Wagatwe Wanjuki was one of those students who suffered sexual and intimate partner violence while at Tufts University. She reported her assaults in 2008, but her school didn’t help her and forced her to withdraw; she turned to the police, but the process was confusing and stressful.
“It was completely overwhelming,” says Wanjuki, now an anti-violence advocate. “You could tell [the police chief] just did not believe me, he was not on my side, he thought I was lying, he was ignoring me and avoiding me. It was really disheartening.
“One of the things that people don’t realize is that one of the traumatizing parts of being assaulted is having your autonomy taken away. Someone forces something on you, and they take away your free will to give consent,” she says. This bill “is trying to coerce survivors into doing something that a lot of them are not ready for and may not want to do.”
So how does a bill that would make it harder to get assailants off campus and create an extra burden for victims to report help sorority women?
“All the solutions that are being offered in the last 18 months or so about sexual assault benefit all women,” says Mrasek of the Panhellenic Conference. “Because it’s escalating a conversation that’s been taboo to talk about.”
Mrasek says her organization supports a pair of bills introduced by House Republicans, the Safe Campus Act and the Fair Campus Act, which have provisions stating that a school can implement certain interim measures to protect alleged victims (although the Safe Campus Act only allows such measures if the student reports the attack to the police). Both bills also say campuses are “encouraged” to provide programming for students to decrease the risk of sexual assault.
Of course, that’s exactly the status quo — schools already can and often do impose interim measures while investigations are pending, and they can and often do provide programming on sexual assault.
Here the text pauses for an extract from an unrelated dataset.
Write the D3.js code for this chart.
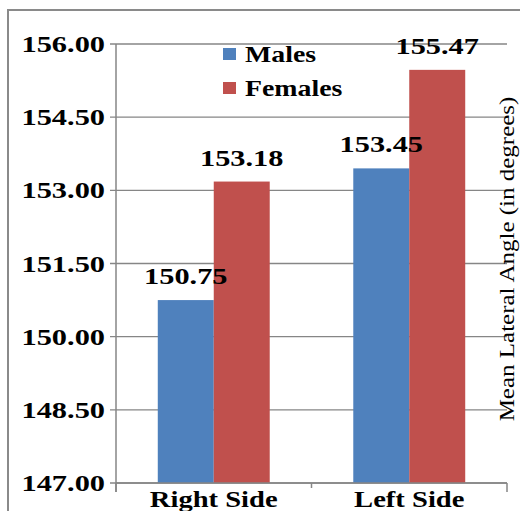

It hardly takes a new law to tell a school that it may, if it wants, do what it is already permitted to do.
The core here is the reporting requirement and the free pass handed to fraternities. Mrasek points out that sorority women may be hesitant to come forward if reporting an assault means a popular fraternity or even the entire Greek system gets shut down, and that point is a compelling one that schools should seriously consider — but Congress shouldn’t take it out of their hands. And if we recognize that the vague possibility of shutting down a frat may prevent a small number of sexual violence survivors from reporting their assaults, surely we can see how requiring those same women to go to the police would create an even larger deterrent. It’s hard to figure out why an organization representing sorority women would support this bill at all, especially when there’s some evidence that sorority women are more likely to be victims of assault, mostly because fraternity men are more likely to be assailants.
But as anyone who was in a sorority probably knows, sometimes your “sisters” just pick the boys over the girls.